Concernant l’aménagement du nouveau local, la coopératrice a sa petite idée : « On va avoir un espace libre de toute vente, un tiers-lieu, au fond du magasin. J’aimerais bien qu’un artiste vienne graffer l’un des murs. Mais bon, je suis l’une des seules à être d’accord avec l’idée. C’est tout le principe d’une organisation horizontale ! »
Ça cafouille encore
Le projet reste encore un pari car le Super cafoutch est loin d’être à l’équilibre financier, malgré de nombreux partenaires institutionnels, et un prêt de 100 000 € via France Active. Avec la crise sanitaire, des coopérateurs ont perdu l’habitude de venir. Pour que l’activité soit soutenable, il faudrait que 2 000 gabians consomment régulièrement.
Des réunions sont organisées chaque lundi pour tenter de convaincre de nouvelles personnes de se lancer. La coopérative a aussi bénéficié de dons de particuliers. Yvon, jeune développeur web insiste : « Notre coefficient de majoration est de 1,25. Aucune autre enseigne ne fait ça ! En plus, ici il n’y a pas d’arnaque, on sait où ont été achetés les produits et à quel prix. » La marge de vente est plafonnée à 25 % du prix initial du produit…
« C’est la proposition d’une alternative crédible à un modèle capitaliste qui m’a intéressé » poursuit Yvon, investit dans le comité informatique. Comment garantir un supermarché inclusif avec des prix bas tout en veillant à la provenance des produits vendus ? « Il faut faire des choix, explique-t-il encore. Le paquet de pâtes premier prix se trouvera aussi dans nos rayons avec d’autres produits dits conventionnels. En revanche, on ne vend pas de coca-cola par exemple, ça serait contraire à notre modèle. Après, tout peut se discuter en table ronde… »

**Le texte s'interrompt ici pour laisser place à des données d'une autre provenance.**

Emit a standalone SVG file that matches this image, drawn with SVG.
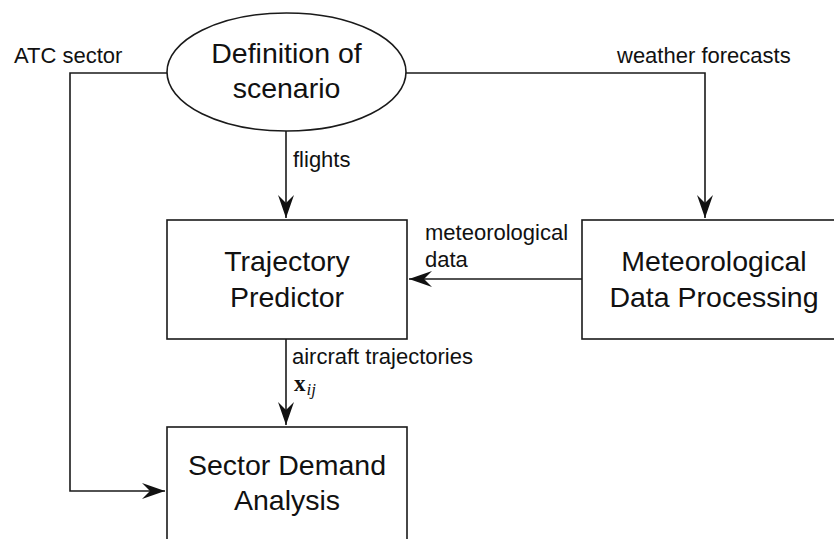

Le chantier a pris du retard. Les devantures manquantes ne permettent pas de sécuriser le lieu ce qui a contribué à retarder l’ouverture du lieu. L’entreprise Enedis n’a toujours pas fourni le local en électricité, il est donc relié à celui de la copropriété et réduit au strict minimum. Les travaux sont conduits la semaine par des professionnels et les chantiers participatifs du week-end permettent aux gabians de faire les finitions.
Même si les « food coops » partagent leur modèle économique pour favoriser le lancement de nouveaux projets, il n’existe pas encore de fédération française. Yvon imagine de nombreux développements possibles du Super cafoutch : « Utiliser ici la monnaie locale, la Roue, pourrait faire sens. Ou encore, toujours dans l’idée d’être inclusifs, nous devrions penser à un système de livraison pour les personnes ne pouvant pas se déplacer… » Créer du lien social, favoriser une consommation plus écologique, donner naissance à un projet participatif, chaque coopérateur a une motivation différente. Pour que le Super cafoutch déploie ses ailes, reste aux Marseillais à s’y investir afin de reprendre le contrôle de leur caddie et de leur assiette.